TO DO:
Go through the records below from the first line and print each one exactly, stopping after the line that contains "1-560/679, (1245-142)/1299, (560-20)/679])". Do not print pictures or anything past that line.

EXTRACTED RECORDS:
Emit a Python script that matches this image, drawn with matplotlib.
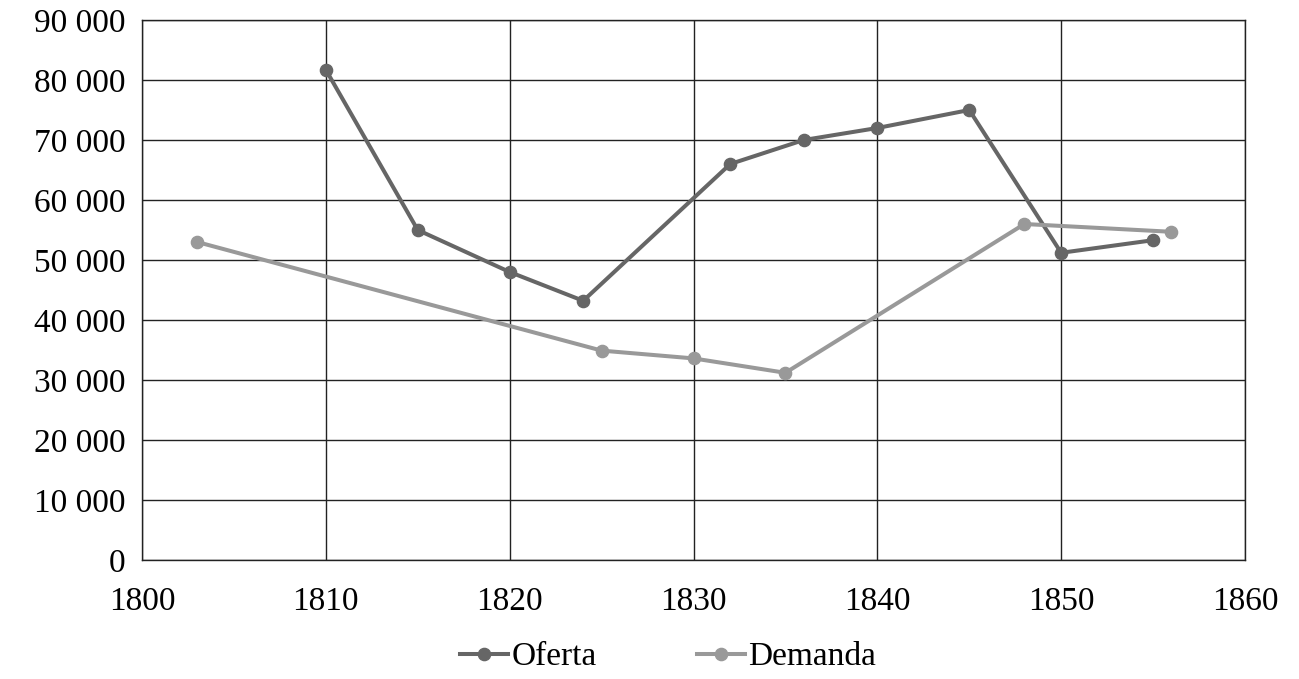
import matplotlib
matplotlib.use("Agg")
import matplotlib.pyplot as plt
from matplotlib.ticker import FuncFormatter

oferta_years = [1810, 1815, 1820, 1824, 1832, 1836, 1840, 1845, 1850, 1855]
oferta_values = [81700, 55000, 48000, 43200, 66000, 70000, 72000, 75000, 51200, 53300]
demanda_years = [1803, 1825, 1830, 1835, 1848, 1856]
demanda_values = [53000, 34900, 33600, 31200, 56000, 54700]
x_ticks = [1800, 1810, 1820, 1830, 1840, 1850, 1860]
y_ticks = [0, 10000, 20000, 30000, 40000, 50000, 60000, 70000, 80000, 90000]

plt.rcParams['font.family'] = ['Liberation Serif', 'DejaVu Serif']

fig = plt.figure(figsize=(12.99, 6.79), dpi=100)
ax = fig.add_axes([142/1299, 1-560/679, (1245-142)/1299, (560-20)/679])

ax.plot(oferta_years, oferta_values, color='#666666', lw=2.9, marker='o', ms=8.8,
        label='Oferta', zorder=3)
ax.plot(demanda_years, demanda_values, color='#999999', lw=2.9, marker='o', ms=8.8,
        label='Demanda', zorder=3)

ax.set_xlim(1800, 1860)
ax.set_ylim(0, 90000)
ax.set_xticks(x_ticks)
ax.set_yticks(y_ticks)
ax.yaxis.set_major_formatter(FuncFormatter(lambda v, p: f"{int(v):,}".replace(",", " ")))
ax.grid(True, color='#222222', lw=1.0)
ax.set_axisbelow(True)
for s in ax.spines.values():
    s.set_color('#222222')
    s.set_linewidth(1.0)
ax.tick_params(length=0, labelsize=24)
ax.tick_params(axis='x', pad=19)
ax.tick_params(axis='y', pad=12)

fig.legend(loc='center', bbox_to_anchor=(668/1299, 1-657/679), ncol=2, frameon=False,
           fontsize=24, handlelength=1.45, handletextpad=0.1, columnspacing=3.0)

fig.savefig('out.png', dpi=100)
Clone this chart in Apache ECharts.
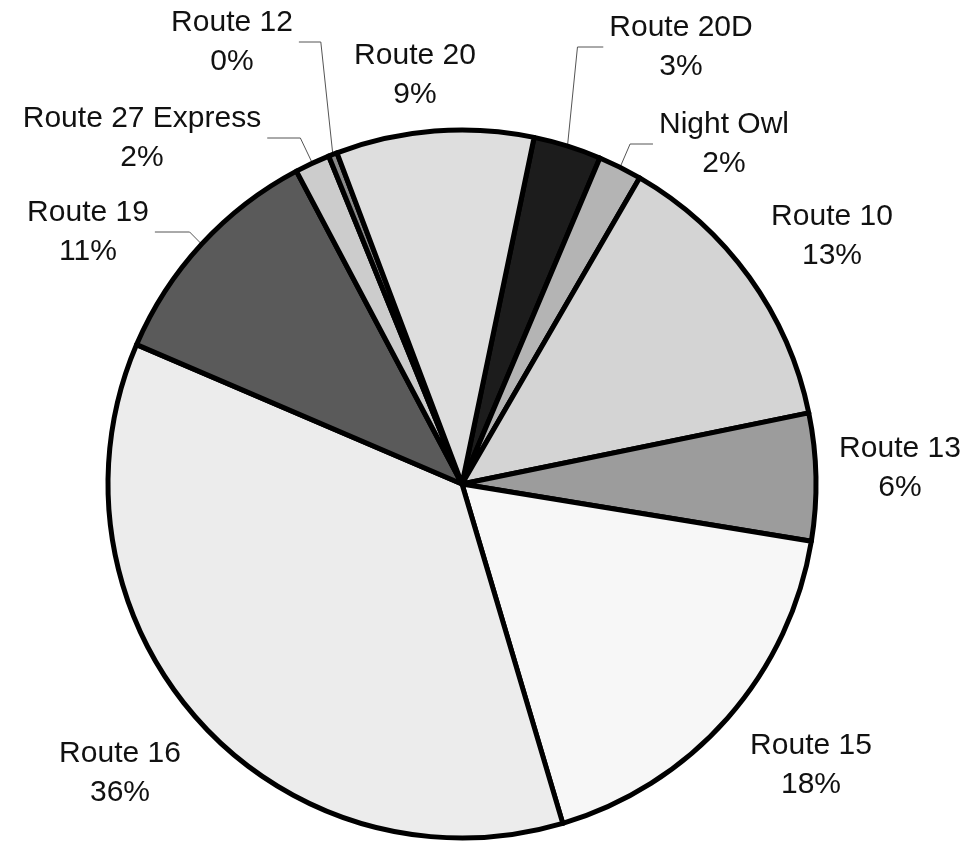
<!DOCTYPE html>
<html>
<head>
<meta charset="utf-8">
<script src="https://cdn.jsdelivr.net/npm/echarts@6/dist/echarts.min.js"></script>
<style>
html,body{margin:0;padding:0;background:#fff;}
#chart{width:972px;height:846px;}
</style>
</head>
<body>
<div id="chart"></div>
<script>
// ---- data (clockwise from the top) ----
const routes = ['Route 20D', 'Night Owl', 'Route 10', 'Route 13', 'Route 15', 'Route 16', 'Route 19', 'Route 27 Express', 'Route 12', 'Route 20'];
const shares = [3.1, 2.0, 13.4, 5.8, 17.8, 36.0, 10.8, 1.6, 0.4, 9.0];

// ---- styling ----
const fills = ['#1c1c1c', '#b4b4b4', '#d4d4d4', '#9c9c9c', '#f7f7f7', '#ececec', '#5a5a5a', '#cccccc', '#8a8a8a', '#dedede'];
const guided = ['Route 20D', 'Night Owl', 'Route 19', 'Route 27 Express', 'Route 12'];
const labelPos = {
  'Route 20D': [681, 47],
  'Night Owl': [724, 144],
  'Route 10': [832, 236],
  'Route 13': [900, 468],
  'Route 15': [811, 765],
  'Route 16': [120, 773],
  'Route 19': [88, 232],
  'Route 27 Express': [142, 138],
  'Route 12': [232, 42],
  'Route 20': [415, 75]
};

const chart = echarts.init(document.getElementById('chart'), null, {renderer: 'canvas'});
const data = routes.map((r, i) => ({
  name: r,
  value: shares[i],
  itemStyle: {color: fills[i]},
  labelLine: {show: guided.indexOf(r) >= 0}
}));

chart.setOption({
  backgroundColor: '#ffffff',
  animation: false,
  series: [{
    type: 'pie',
    center: [462, 484],
    radius: 354,
    startAngle: 78.25,
    clockwise: true,
    avoidLabelOverlap: false,
    data: data,
    itemStyle: {borderColor: '#000', borderWidth: 5},
    label: {
      show: true,
      position: 'outside',
      fontFamily: 'Liberation Sans, Arial, sans-serif',
      fontSize: 30,
      lineHeight: 39,
      color: '#111',
      align: 'center',
      formatter: p => p.name + '\n' + Math.round(p.percent) + '%'
    },
    labelLine: {
      length: 10,
      length2: 20,
      lineStyle: {color: '#555', width: 1}
    },
    labelLayout: function (params) {
      const name = routes[params.dataIndex];
      const pos = labelPos[name];
      const out = {x: pos[0], y: pos[1], align: 'center', verticalAlign: 'middle'};
      const pts = params.labelLinePoints;
      if (pts && pts.length && guided.indexOf(name) >= 0) {
        const a = pts[0];
        const w = params.labelRect.width;
        const left = a[0] > pos[0];
        // guide: from slice edge, to an elbow level with the label middle, then along to the text
        const endX = left ? pos[0] + w / 2 + 6 : pos[0] - w / 2 - 6;
        const elbowX = left ? a[0] - 12 : a[0] + 10;
        out.labelLinePoints = [[a[0], a[1]], [elbowX, pos[1]], [endX, pos[1]]];
      }
      return out;
    },
    emphasis: {disabled: true}
  }]
});
</script>
</body>
</html>
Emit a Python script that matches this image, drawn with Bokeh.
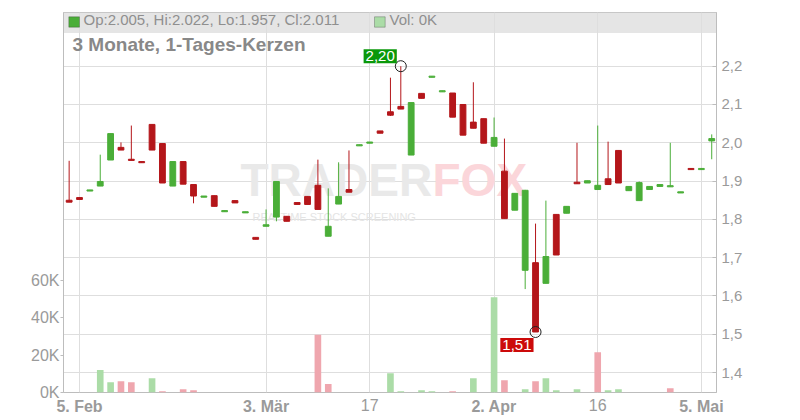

SOLUTION TO THIS PROBLEM:
Emit a Python script that matches this image, drawn with matplotlib.
import matplotlib
matplotlib.use("Agg")
import matplotlib.pyplot as plt
from matplotlib.ticker import FuncFormatter

oferta_years = [1810, 1815, 1820, 1824, 1832, 1836, 1840, 1845, 1850, 1855]
oferta_values = [81700, 55000, 48000, 43200, 66000, 70000, 72000, 75000, 51200, 53300]
demanda_years = [1803, 1825, 1830, 1835, 1848, 1856]
demanda_values = [53000, 34900, 33600, 31200, 56000, 54700]
x_ticks = [1800, 1810, 1820, 1830, 1840, 1850, 1860]
y_ticks = [0, 10000, 20000, 30000, 40000, 50000, 60000, 70000, 80000, 90000]

plt.rcParams['font.family'] = ['Liberation Serif', 'DejaVu Serif']

fig = plt.figure(figsize=(12.99, 6.79), dpi=100)
ax = fig.add_axes([142/1299, 1-560/679, (1245-142)/1299, (560-20)/679])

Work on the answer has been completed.